In his mid-seventies, his old song “Hallelujah” took over the number 1 and number 2 spots in the British charts, and a host of “American Idol”-style cover versions made it the fastest-selling Internet download in European history; the record that he made last year, with the deliberately ungrabby title of Old Ideas, was number 1 in 17 countries and reached the Top Five in 9 others. The result has been incongruities as rich in irony and surprise as any of Cohen’s songs about the future: I woke up amidst the glittery singles bars and temples to conspicuous consumption of the L.A. Live entertainment center at the heart of L.A. last year and, walking into Starbucks, was greeted by the album being featured that week: the work of an ordained Zen monk mumbling of how “None of us {is} deserving the cruelty or the grace.”

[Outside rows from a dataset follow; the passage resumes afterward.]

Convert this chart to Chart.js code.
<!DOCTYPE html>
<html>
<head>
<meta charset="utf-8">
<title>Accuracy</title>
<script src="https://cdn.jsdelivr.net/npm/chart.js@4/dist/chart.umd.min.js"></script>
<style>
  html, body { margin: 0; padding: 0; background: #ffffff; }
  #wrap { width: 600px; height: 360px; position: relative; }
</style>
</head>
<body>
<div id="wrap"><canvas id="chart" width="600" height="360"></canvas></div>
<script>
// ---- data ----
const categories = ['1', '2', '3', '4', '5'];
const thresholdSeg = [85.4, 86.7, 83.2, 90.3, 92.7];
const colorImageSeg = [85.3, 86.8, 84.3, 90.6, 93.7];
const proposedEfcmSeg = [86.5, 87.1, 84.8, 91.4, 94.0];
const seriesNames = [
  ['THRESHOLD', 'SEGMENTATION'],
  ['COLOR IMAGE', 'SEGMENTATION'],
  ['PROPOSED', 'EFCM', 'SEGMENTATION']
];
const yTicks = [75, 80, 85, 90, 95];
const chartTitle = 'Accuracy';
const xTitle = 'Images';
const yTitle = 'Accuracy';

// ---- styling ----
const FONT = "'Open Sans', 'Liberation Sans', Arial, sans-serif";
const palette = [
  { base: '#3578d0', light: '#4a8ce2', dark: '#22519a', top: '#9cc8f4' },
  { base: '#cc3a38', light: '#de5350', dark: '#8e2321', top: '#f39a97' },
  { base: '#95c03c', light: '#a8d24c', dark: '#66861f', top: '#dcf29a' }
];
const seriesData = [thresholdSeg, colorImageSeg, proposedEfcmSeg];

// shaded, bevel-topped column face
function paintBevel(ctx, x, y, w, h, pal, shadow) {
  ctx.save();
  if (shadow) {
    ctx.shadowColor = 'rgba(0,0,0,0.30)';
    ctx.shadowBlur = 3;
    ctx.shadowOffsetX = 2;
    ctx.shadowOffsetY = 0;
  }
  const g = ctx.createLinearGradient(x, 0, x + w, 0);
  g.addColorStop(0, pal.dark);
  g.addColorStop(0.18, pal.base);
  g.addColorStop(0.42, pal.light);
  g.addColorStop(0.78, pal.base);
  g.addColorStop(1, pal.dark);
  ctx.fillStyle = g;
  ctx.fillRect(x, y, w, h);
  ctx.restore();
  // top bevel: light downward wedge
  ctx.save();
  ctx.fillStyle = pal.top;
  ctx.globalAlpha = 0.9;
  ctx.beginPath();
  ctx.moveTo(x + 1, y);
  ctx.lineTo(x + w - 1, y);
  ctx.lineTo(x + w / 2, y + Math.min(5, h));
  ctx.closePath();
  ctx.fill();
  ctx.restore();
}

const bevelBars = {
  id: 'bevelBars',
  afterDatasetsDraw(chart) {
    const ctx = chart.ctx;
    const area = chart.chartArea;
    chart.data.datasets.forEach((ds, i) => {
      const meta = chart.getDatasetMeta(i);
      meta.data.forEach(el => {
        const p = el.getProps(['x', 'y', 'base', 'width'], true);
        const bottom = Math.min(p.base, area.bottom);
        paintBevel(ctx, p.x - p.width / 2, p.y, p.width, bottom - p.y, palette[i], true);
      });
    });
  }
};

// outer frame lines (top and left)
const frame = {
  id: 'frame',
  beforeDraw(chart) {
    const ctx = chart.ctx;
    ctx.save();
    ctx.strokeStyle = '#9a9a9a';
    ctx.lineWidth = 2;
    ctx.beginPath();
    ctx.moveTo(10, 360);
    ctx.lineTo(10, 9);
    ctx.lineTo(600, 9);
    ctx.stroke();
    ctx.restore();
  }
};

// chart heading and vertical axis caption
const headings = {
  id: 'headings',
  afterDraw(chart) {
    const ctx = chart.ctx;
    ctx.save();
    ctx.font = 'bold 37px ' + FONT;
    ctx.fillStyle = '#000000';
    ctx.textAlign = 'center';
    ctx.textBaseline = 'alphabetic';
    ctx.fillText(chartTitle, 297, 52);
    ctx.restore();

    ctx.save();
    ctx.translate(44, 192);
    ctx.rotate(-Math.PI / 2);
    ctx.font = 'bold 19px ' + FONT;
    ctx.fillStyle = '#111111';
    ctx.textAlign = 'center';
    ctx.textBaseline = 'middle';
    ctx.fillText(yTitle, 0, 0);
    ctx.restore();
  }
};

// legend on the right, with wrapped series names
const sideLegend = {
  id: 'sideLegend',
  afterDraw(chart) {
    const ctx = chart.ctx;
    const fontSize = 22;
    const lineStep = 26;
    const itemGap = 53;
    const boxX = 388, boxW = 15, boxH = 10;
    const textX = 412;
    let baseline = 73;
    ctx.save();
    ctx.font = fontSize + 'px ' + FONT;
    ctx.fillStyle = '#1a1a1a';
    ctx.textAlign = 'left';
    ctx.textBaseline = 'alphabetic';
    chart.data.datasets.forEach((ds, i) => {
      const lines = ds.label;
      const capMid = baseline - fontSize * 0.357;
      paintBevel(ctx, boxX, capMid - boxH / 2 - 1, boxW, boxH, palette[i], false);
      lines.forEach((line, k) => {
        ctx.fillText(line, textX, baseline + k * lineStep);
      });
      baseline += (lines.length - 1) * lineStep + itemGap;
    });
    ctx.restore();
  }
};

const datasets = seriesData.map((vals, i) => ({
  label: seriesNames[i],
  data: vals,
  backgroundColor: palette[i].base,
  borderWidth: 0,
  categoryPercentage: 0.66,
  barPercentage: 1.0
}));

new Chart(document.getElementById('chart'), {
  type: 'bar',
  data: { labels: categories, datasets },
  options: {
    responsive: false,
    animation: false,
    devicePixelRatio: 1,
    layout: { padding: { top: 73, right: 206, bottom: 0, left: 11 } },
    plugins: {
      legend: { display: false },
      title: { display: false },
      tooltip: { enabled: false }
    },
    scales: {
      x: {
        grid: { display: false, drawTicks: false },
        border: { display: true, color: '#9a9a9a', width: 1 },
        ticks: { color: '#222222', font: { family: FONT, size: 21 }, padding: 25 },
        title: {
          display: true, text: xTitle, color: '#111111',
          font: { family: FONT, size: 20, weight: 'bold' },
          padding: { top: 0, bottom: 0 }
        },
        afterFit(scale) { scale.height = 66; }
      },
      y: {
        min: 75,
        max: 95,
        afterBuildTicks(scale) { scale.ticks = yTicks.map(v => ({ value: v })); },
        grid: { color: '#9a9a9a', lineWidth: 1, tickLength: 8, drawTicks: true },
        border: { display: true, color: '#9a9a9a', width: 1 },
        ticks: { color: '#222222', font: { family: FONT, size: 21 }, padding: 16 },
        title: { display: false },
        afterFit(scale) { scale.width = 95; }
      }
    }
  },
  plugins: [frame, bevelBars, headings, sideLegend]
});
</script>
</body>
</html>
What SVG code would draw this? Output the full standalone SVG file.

Every day now brings news of a fresh book on the man, in French, in German, in Spanish; in 2009 the former editor of the Guinness Book of Records, Tim Footman, brought out a small biography full of classic Cohenesque tidbits, whose discography alone took up 28 pages, not least because Cohen has already inspired more than 50 tribute albums worldwide. Thirteen years before that, the Canadian professor of literature Ira Nadel came out with a biography assembling many of the facts and starting with a quote from Kierkegaard (“What is a poet? A poet is an unhappy being whose heart is torn by secret sufferings, but whose lips are so strangely formed that when the sighs and the cries escape them, they sound like beautiful music”).
When people learn that I’ve been lucky enough to spend a little time with the man, they often want to hear more. All I can say is: “He’s like one of those old Eastern poets of whom he’s been writing for half a century or more. Alone in his simple hut on the top of a mountain, with a pen and paper and a bottle of wine (perhaps a beautiful woman) nearby.”